Indian minister announces “gay cure” program plans

Indian minister announces “gay cure” program plans

A MINISTER in the state of Goa on India’s western coast has announced plans to set up a program to “treat” LGBTI youth.

Sports and Youth Affairs Minister Ramesh Tawadkar revealed the plans as part of Goa’s State Youth Policy for 2015 at a function on Monday.

“We will tell them what to do, and how to get over same sex feelings,” Tawadkar said in a telephone interview to The New York Times.

The government plan, he said, would also target drug addicts, migrants, juvenile offenders, and the geographically-marginalised.

It was revealed that the first step would be to identify these target groups through a statewide survey.
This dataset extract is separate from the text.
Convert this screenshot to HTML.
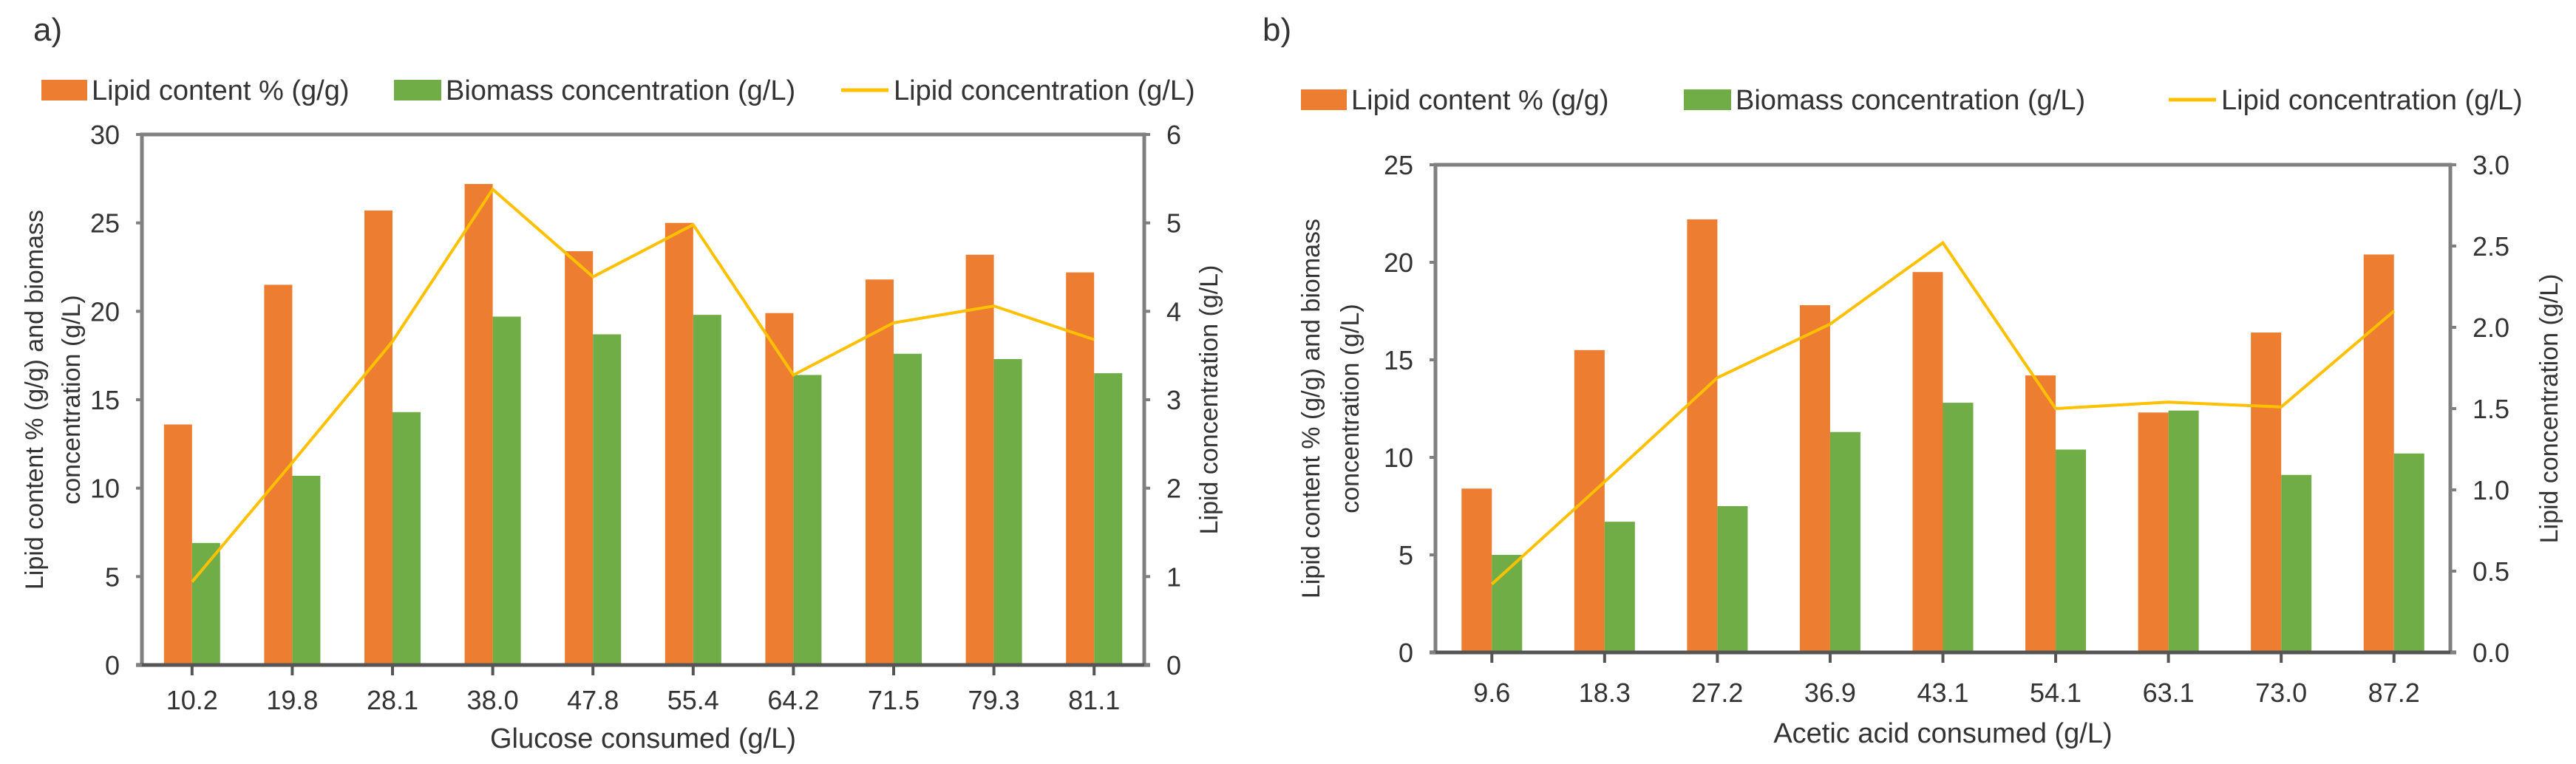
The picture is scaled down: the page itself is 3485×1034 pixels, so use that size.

“They are that part of our society who have not yet experienced the true pleasures and bliss of life,” he said.

The plan to open up centres, which Tawadkar likened to Alcoholics Anonymous centres, would involve using therapy and “medicines” to make LGBTI youth “normal”.

Tawadar also said: “We will definitely use law as a tool to teach them what is right and what is wrong.”

The minister’s announcement has attracted widespread international and local criticism.

India’s Supreme Court in 2013 re-imposed the nation’s colonial-era ban on gay sex, a decision that has been hailed by activists as a step back for the country.

Activists have said that they the return of the ban is being used to harass alleged members of the gay community.

On his visit to New Delhi, UN Secretary General Ban Ki-moon expressed his opposition to India’s gay sex laws.

“Even if they are not enforced, these laws breed intolerance,” he said in statement made on the same day as Tawadkar’s comments.

Goa’s chief minister Laxmikant Parsekar has responded to the criticism by denying the claims.

He added that alternative sexual orientation was a “natural thing” and explained his colleague’s statements were made in ignorance.